To better understand exotic hadron physics, Szczepaniak’s project brings together three teams: one conducting experiments, one developing theory and numerical simulations, and one that will combine the results of experiments with predictions from the calculations. The researchers’ approach emphasizes the need for common tools, based on hadron scattering amplitudes, to simultaneously analyze experimental data and numerical simulation. They hope their approach will allow for a more robust determination of the spectrum of exotic hadron resonances.
“The exotic hadrons that the collaboration is hoping to unravel are expected to contain many gluons, which are the most mysterious particles know in physics,” Szczepaniak said. “They only exist deep inside atomic nuclei and are responsible for over 95 percent of visible matter in the universe, but how this happens is still a mystery.”
This project allows Szczepaniak and his colleagues to apply knowledge learned as members of the Joint Physics Analysis Center. The center started in 2013 to provide theory support to experiments taking place at the Thomas Jefferson National Accelerator Facility in Virginia and later expanded to laboratories around the world. In the decade since, the center has produced over 100 research papers and mentored more than two dozen students and postdoctoral researchers.

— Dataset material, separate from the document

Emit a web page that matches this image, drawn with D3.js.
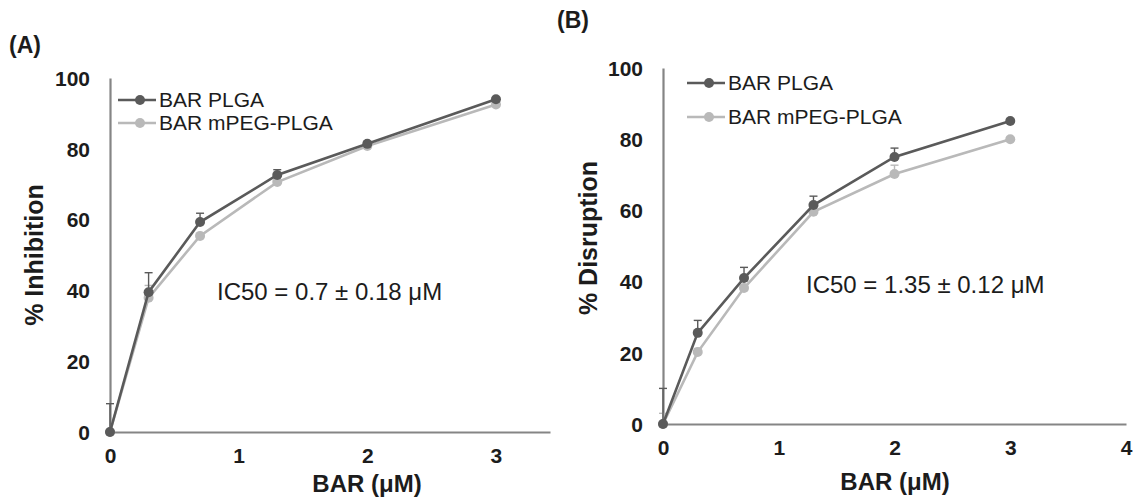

With support from IU’s Global Classroom Initiative, the center has developed specialized graduate courses that have connected students and more senior researchers from around the world.
IU student researchers are critical to this work, said Szczepaniak, who hopes the project will inspire students to pursue this field and help build the next generation of nuclear physicists.
Other IU collaborators on the project include Jinfeng Liao, professor of physics, and Emilie Passemar, associate professor of physics.